When a country is subject to a catastrophic event, like an earth quake, tsunami or heavy floodings we should help and everybody is honoured by doing so. Nevertheless, there are questions that come to my mind.

Take the case of Haiti: last years' quake killed about 250.000 people and flattened their capital Port-au-Prince. Now about one year has passed and I hear they have managed to clean about 5 (five) percent of the rubble. On television I see some of our gallant helpers from Europe or North America (the ever expanding NGO's) working with a shovel to help shifting the rubble from A to B.
Why can't the Haitians clear the rubble away themselves?
Yesterday I saw on the telly Haitian women complain of rape gangs operating inside those tent cities. And the Haitian police force? And the other people, living near-by?
Some months ago they had a cholera epidemy starting and Haitians got busy accusing rescue workers sent by the United Nations to be responsible by means of witchcraft. Some UN soldiers even got killed.

A few months ago, we graced the Haitians with one more election, financed by other countries through the United Nations.
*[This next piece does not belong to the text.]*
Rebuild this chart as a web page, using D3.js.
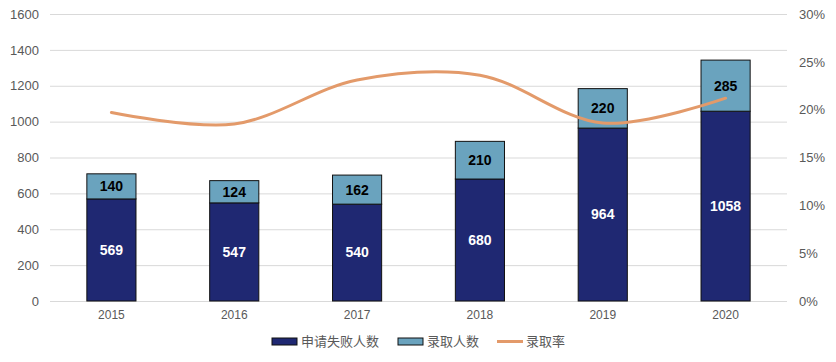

They elected a musician as president but it seems not everybody there is ready to dance according to his tune. So they are fighting in the rubble streets, do a little killing among themselves because not everybody is happy with the counting of the votes. Some ballots disappeared, others were counted twice.

Considering all this, my idea is that help - meaning our money - should go where the concerned nations are ready to work themselves towards the same goal and show it! That's not a new idea, the dicton "help yourself and God will help you" was not coined yesterday.

So let's stop giving lessons to other nations and to far away peoples. They don't like it as we don't appreciate to be told what to do. I remember the uproar when at the height of the second oil crisis, the OPEC boss and king of Saudi-Arabia told a reporter "if you feel cold at home because you have no heating, just put on a warmer sweater".